A bomb planted at a bakery that is popular with foreigners killed nine people and wounded 60 in Pune, India on Saturday night. But it turns out that the bakery may not have been the real target of the attack. The bakery is just a few yards from the Chabad House in Pune, and according to India's Home (Interior) Minister, it was Chabad House that was once again the target.
No Jews were killed in the Pune blast, although police officials said that foreigners were targeted. Among the dead and wounded were Iranians, Sudanese and Germans.

Minister Palaniappan Chidambaram told reporters that the Beit Chabad "has been on the radar [of terrorists] for quite some time." Chidambaram arrived at the Beit Chabad shortly after the attack as the official representative of the Indian Government. Beit Chabad emissary Rabbi Betzalel Kupchik thanked him for the permanent security stationed at the Beit Chabad, and added words of encouragement for the Indian Government's fight against terrorism.

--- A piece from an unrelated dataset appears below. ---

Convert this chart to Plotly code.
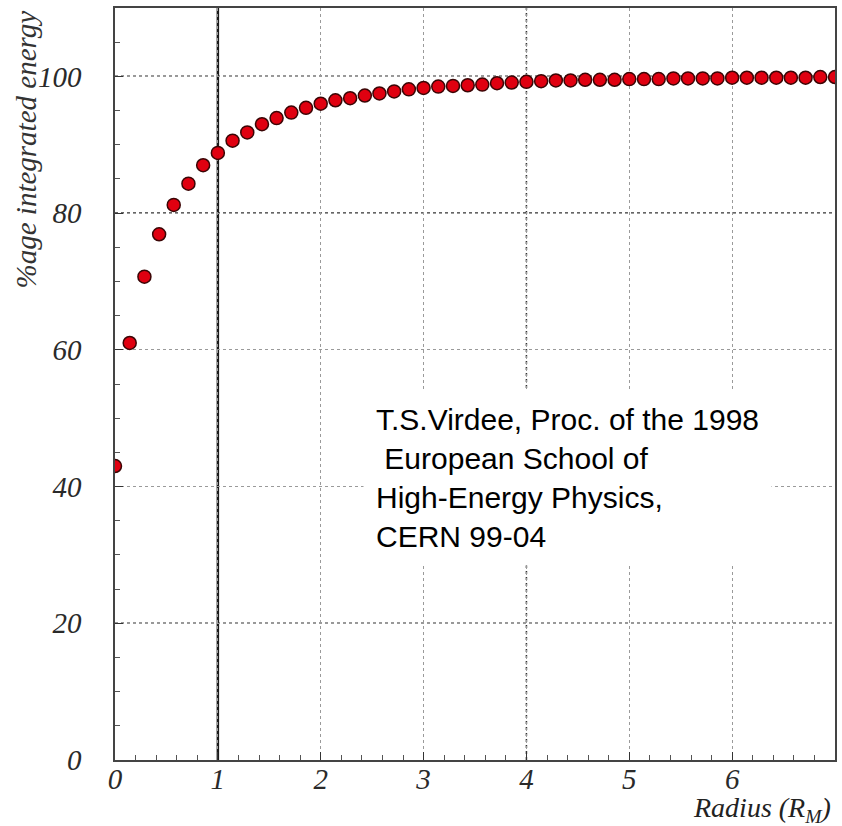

People in the Beit Chabad building when the bomb exploded said they felt the building shake, and that it took them a few moments to realize that it had actually not been hit.
I'm sure you all recall that the Chabad House in Mumbai was targeted as part of a series of terror attacks in that city in November 2008. As in that incident, this incident is being blamed on Pakistani Muslims.
The bombing came just a day after nuclear rivals India and Pakistan set a date for their first formal dialogue since the Mumbai attacks prompted New Delhi to suspend wide-ranging talks aimed at normalizing relations after six decades of hostility.

On Sunday, Hindu nationalist leaders blamed the attack in the western city of Pune on majority-Muslim Pakistan and demanded the government call off the talks, scheduled for Feb. 25 in New Delhi.

Arun Jaitley of the opposition Bharatiya Janata Party said India shouldn't restart peace talks until Pakistan stops allowing terrorists to base themselves there and punishes those involved in the Mumbai attacks.

"Terrorism and talks can't coexist," Jaitley said.
I wish Israel would learn that lesson.

By the way, there's an American connection to this attack too:
The bakery is about 200 yards (meters) from the meditation center that Home Secretary G.K. Pillai said had been surveyed by David Headley, who is facing charges in Chicago for allegedly scouting targets for the November 2008 Mumbai attack. Another senior official said Headley had also observed the Chabad House Jewish center near the bakery.

The center's rabbi, Betzalel Kupchik, told Israel's Army Radio station that four months earlier, Pune police warned him of possible attacks and stationed a guard around the clock at the center.

"We are not worried," Kupchik said. "We sleep here and eat here and hope for the best."
And in Washington, they continue to pretend that there's no longer any need for a global war on terror.

1 Comments:

At 7:47 PM, Blogger Russel Harris said...

Carl

I just heard from my girlfriend in Tsfat that the Italian woman who died in this cowardly deed was a good friend of hers:

"...she was such a light, may she rest in peace, Nadia."